Sunday, June 11, 2006


For my nerdy friends (do I have any other kind?), a new way to use their white coats and safety glasses. (Thanks to Dave H. for the link).
8:30:55 PM    

Net Neutrality Kicked out of the House: What's Next and Why Should You Care?: Also worth a look is a fresh piece from today's Inquirer on the importance of network neutrality. This piece argues, appropriately I think, for the preservation of 'the democratic openness of the Internet' as 'a key to its world-changing power':

As you sit at your home computer, the issue may seem arcane, the concern overstated.
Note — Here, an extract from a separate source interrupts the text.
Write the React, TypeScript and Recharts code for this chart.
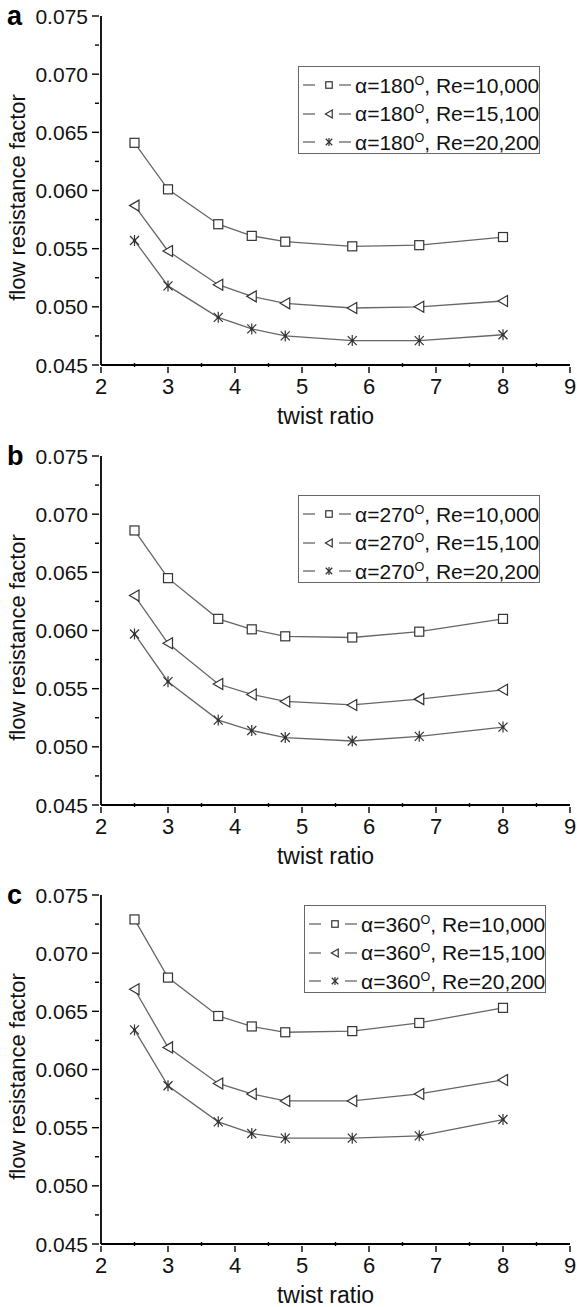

Your broadband connection is working just fine, so what's the problem?

One way to think through the issue is to jot a list of the killer applications the Internet has spawned, such as Google's search engine, eBay's online auction, or the various Weblog programs.

Did any of them emerge from the bowels of a phone or cable company? Nope, they were innovations that started small, but found huge publics thanks to the Internet's openness. (full text)

(Via Philly Future - Philadelphia's Blog Community.)

Not bad. But one thing that just about every pro-net neutrality writer leaves out is the fact that eBay, Yahoo!, or Google already pay their ISPs to send their replies to our HTTP requests. What the local access providers (cable and telecoms) want is to force them to pay twice, first for their access to the backbone, and then for our reception of the packets they send us in reply to our requests. No one is stopping the local providers from charging more to their local-loop customers, or from negotiating different peering arrangements with other providers, if they believe that they cannot cover their capital costs and return on investment. Meaning that their alleged problem with the cost of upgrading the local loop is not the real issue. The real issues are control, the ability to charge a toll on those that have successful businesses, and the ability to protect their own inferior offerings.